Cell Phones as Fashion Statements
This announcement was brought to my attention via email from Norway-based Rich Ling, one of the earliest social scientists to follow the adoption of the mobile phone. When I asked Ling what he thought the DVF Mobile meant, he referred to Georg Simmel, who observed the psychosocial aspects of fashion at the beginning of the 20th century: "Following from Simmel," Ling replied, "fashion consists of two types of tension. The first is the tension between individual and group identity. The second is the tension between the avant-garde and the dowdy. With the first of these, individuals are involved in trying to develop their own special ways of being or façades while at the same time also using their display of clothes, language and other artifacts (including the mobile telephone) as a sign of membership in a group.

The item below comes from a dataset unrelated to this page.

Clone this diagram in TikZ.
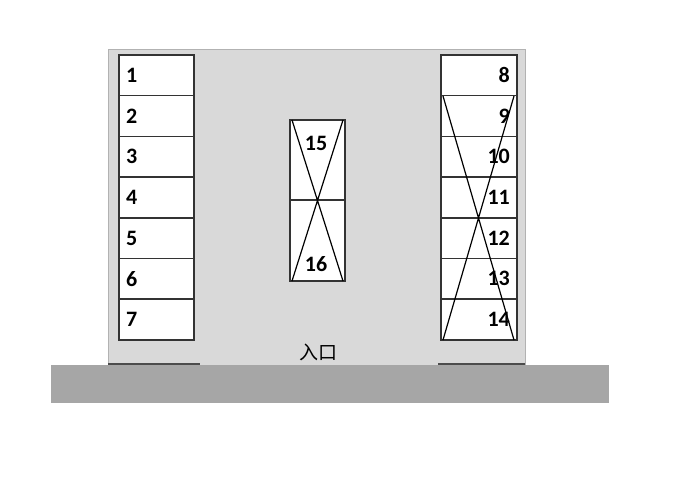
\documentclass[tikz,border=0pt]{standalone}
\usepackage{fontspec}
\setmainfont{Carlito}
\newfontfamily\cjk{Noto Sans CJK SC}
\begin{document}
\begin{tikzpicture}[x=1pt,y=-1pt,
  slot/.style={draw=black!80,fill=white,line width=1.6pt},
  num/.style={font=\bfseries\fontsize{22}{22}\selectfont,inner sep=1pt}]
\useasboundingbox (0,0) rectangle (683,487);
\fill[white] (0,0) rectangle (683,487);
\fill[gray!30,draw=gray!60,line width=1pt] (108,50) rectangle (525,365);
\fill[gray!70] (51,365) rectangle (609,403);
\draw[line width=1.5pt,black!70] (108,364) -- (200,364) (438,364) -- (525,364);
\foreach \i in {1,...,7}{
  \pgfmathsetmacro\ya{55+(\i-1)*40.7}
  \pgfmathsetmacro\yb{55+\i*40.7}
  \draw[slot] (119,\ya) rectangle (194,\yb);
  \node[num,anchor=west] (l\i) at (125,{(\ya+\yb)/2}) {\i};
  \pgfmathtruncatemacro\j{\i+7}
  \draw[slot] (441,\ya) rectangle (517,\yb);
  \node[num,anchor=east] (r\j) at (511,{(\ya+\yb)/2}) {\j};
}
\draw[line width=1.2pt] (443,96) -- (514,340) (514,96) -- (443,340);
\draw[slot] (290,120) rectangle (345,200);
\draw[slot] (290,200) rectangle (345,281);
\node[num] (m15) at (316,143) {15};
\node[num] (m16) at (316,264) {16};
\draw[line width=1.2pt] (292,120) -- (343,281) (343,120) -- (292,281);
\node[font=\cjk\fontsize{19}{19}\selectfont] (ent) at (318,352) {入口};
\end{tikzpicture}
\end{document}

With the second of these, the individuals are, in effect, trying to surf on the edge of a dynamic change in society. If they are too far ahead, then they are discordant. If they are too far behind they are an echo of that which has come and gone. The ownership and use of the mobile phone (as an object of consumption) allows one to show their competence as a 'correct' (or perhaps not so correct) consumer of up-to-date technology. In addition, the device is a networking tool that in itself helps to develop and maintain group interaction. Further, the way we use it, the way that we display it and the way that we place it in our presentation of self provide others a sense of our fashionability."
This goes beyond expensive, jewel-encrusted phones that are designed for celebrities to attract attention even when they're pretending to guard their privacy. Regardless of what phone people use, the way it changes our interaction with the outside world is important, even if we don't fully understand all its implications yet.
Constructing identity by wearing symbolic objects is the inward tension associated with fashion. The outward face of the tension between identity and society is the public dimension of telephone use – the act of conducting a private conversation with a physically absent partner, in front of copresent strangers. The performative aspects of our personalities find a new dimension of expression with the mobile phone, but in the act of using it, we are changing the nature of the stage of public behavior. As Fortunati put it:"life is still a theater, but the difference between when we are acting and when we are being ourselves is on the whole less distinct, if only because the mobile gives us the possibility, when necessary, to stage ourselves."
The first time I saw someone walking down the street talking on a moblie phone with a hands-free handset, I thought she was having some kind of a schizophrenic episode. Now it's commonplace. When one talks on a cell phone in public, they're sending a message to others, whether it be "Don't bother me," or "I'm important," or "I have a lot of friends." In fact, studies have shown that men often flaunt cell phone use as status symbols, just as they would a luxury car, a Rolex, or a "trophy wife." Note that it's the use of a cell phone that conveys status and importance -- not the device itself, which is a fairly pedestrian commodity these days.